• Recorded data:
----------

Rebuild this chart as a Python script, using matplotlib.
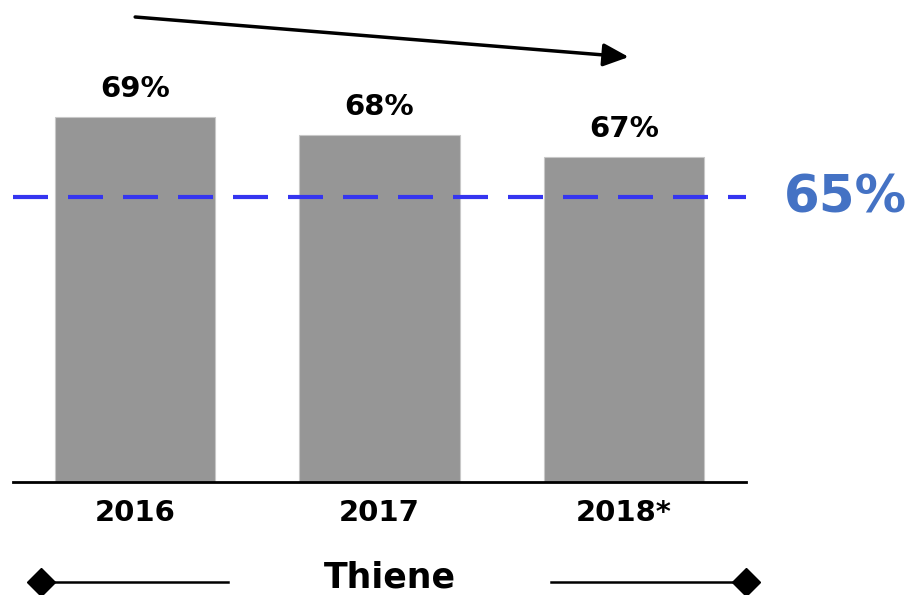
import matplotlib
matplotlib.use("Agg")
import matplotlib.pyplot as plt
from matplotlib.lines import Line2D

categories = ["2016", "2017", "2018*"]
values = [69.0, 68.1, 67.0]
value_labels = ["69%", "68%", "67%"]
target = 65.0
target_label = "65%"
group_label = "Thiene"

plt.rcParams["lines.scale_dashes"] = False

W, H = 916, 595
fig = plt.figure(figsize=(W / 100, H / 100), dpi=100)
ax = fig.add_axes([13 / W, (H - 482) / H, 733 / W, 482 / H])

ymin, ymax = 50.75, 74.85
x = list(range(len(categories)))
ax.bar(x, values, width=0.656, color="#969696", edgecolor="#c8c8c8", linewidth=0.8, zorder=2)
ax.set_xlim(-0.5, 2.5)
ax.set_ylim(ymin, ymax)

for xi, v, lab in zip(x, values, value_labels):
    ax.annotate(lab, (xi, v), xytext=(0, 14.4), textcoords="offset points",
                ha="center", va="baseline", fontsize=21, fontweight="bold",
                family="DejaVu Sans", color="black")

# dash 35px on, 20px off (in points at 100 dpi)
ax.axhline(target, color="#3535f0", linewidth=3.0, linestyle=(0, (25.2, 14.4)), zorder=3)
ax.text(2.656, 64.2, target_label, ha="left", va="baseline", fontsize=37,
        fontweight="bold", color="#4472c4", clip_on=False)

for s in ["top", "right", "left"]:
    ax.spines[s].set_visible(False)
ax.spines["bottom"].set_linewidth(2)
ax.spines["bottom"].set_color("black")
ax.set_yticks([])
ax.set_xticks(x)
ax.set_xticklabels(categories, fontsize=21, fontweight="bold")
ax.tick_params(axis="x", length=0, pad=12)

# trend arrow
ax.annotate("", xy=(2.02, 72.0), xytext=(0.0, 74.0),
            arrowprops=dict(arrowstyle="-|>,head_length=1.55,head_width=0.7",
                            color="black", lw=2.5, shrinkA=0, shrinkB=0),
            annotation_clip=False)

# bottom group label with bracket lines
ybr = 74.85 - 582 / 20
ax.add_line(Line2D([-0.385, 0.381], [ybr, ybr], color="black", lw=1.8, clip_on=False))
ax.add_line(Line2D([1.701, 2.5], [ybr, ybr], color="black", lw=1.8, clip_on=False))
ax.plot([-0.385], [ybr], marker="D", markersize=14, color="black", clip_on=False)
ax.plot([2.5], [ybr], marker="D", markersize=14, color="black", clip_on=False)
ax.text(1.041, 74.85 - 594 / 20, group_label, ha="center", va="bottom",
        fontsize=25, fontweight="bold", clip_on=False)

fig.savefig("out.png", dpi=100)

----------

• Instructions to follow: Reproduce every line exactly and omit all pictures.

• Answer below:
Rebuild this chart as a Python script, using matplotlib.
import matplotlib
matplotlib.use("Agg")
import matplotlib.pyplot as plt
from matplotlib.lines import Line2D

categories = ["2016", "2017", "2018*"]
values = [69.0, 68.1, 67.0]
value_labels = ["69%", "68%", "67%"]
target = 65.0
target_label = "65%"
group_label = "Thiene"

plt.rcParams["lines.scale_dashes"] = False

W, H = 916, 595
fig = plt.figure(figsize=(W / 100, H / 100), dpi=100)
ax = fig.add_axes([13 / W, (H - 482) / H, 733 / W, 482 / H])

ymin, ymax = 50.75, 74.85
x = list(range(len(categories)))
ax.bar(x, values, width=0.656, color="#969696", edgecolor="#c8c8c8", linewidth=0.8, zorder=2)
ax.set_xlim(-0.5, 2.5)
ax.set_ylim(ymin, ymax)

for xi, v, lab in zip(x, values, value_labels):
    ax.annotate(lab, (xi, v), xytext=(0, 14.4), textcoords="offset points",
                ha="center", va="baseline", fontsize=21, fontweight="bold",
                family="DejaVu Sans", color="black")

# dash 35px on, 20px off (in points at 100 dpi)
ax.axhline(target, color="#3535f0", linewidth=3.0, linestyle=(0, (25.2, 14.4)), zorder=3)
ax.text(2.656, 64.2, target_label, ha="left", va="baseline", fontsize=37,
        fontweight="bold", color="#4472c4", clip_on=False)

for s in ["top", "right", "left"]:
    ax.spines[s].set_visible(False)
ax.spines["bottom"].set_linewidth(2)
ax.spines["bottom"].set_color("black")
ax.set_yticks([])
ax.set_xticks(x)
ax.set_xticklabels(categories, fontsize=21, fontweight="bold")
ax.tick_params(axis="x", length=0, pad=12)

# trend arrow
ax.annotate("", xy=(2.02, 72.0), xytext=(0.0, 74.0),
            arrowprops=dict(arrowstyle="-|>,head_length=1.55,head_width=0.7",
                            color="black", lw=2.5, shrinkA=0, shrinkB=0),
            annotation_clip=False)

# bottom group label with bracket lines
ybr = 74.85 - 582 / 20
ax.add_line(Line2D([-0.385, 0.381], [ybr, ybr], color="black", lw=1.8, clip_on=False))
ax.add_line(Line2D([1.701, 2.5], [ybr, ybr], color="black", lw=1.8, clip_on=False))
ax.plot([-0.385], [ybr], marker="D", markersize=14, color="black", clip_on=False)
ax.plot([2.5], [ybr], marker="D", markersize=14, color="black", clip_on=False)
ax.text(1.041, 74.85 - 594 / 20, group_label, ha="center", va="bottom",
        fontsize=25, fontweight="bold", clip_on=False)

fig.savefig("out.png", dpi=100)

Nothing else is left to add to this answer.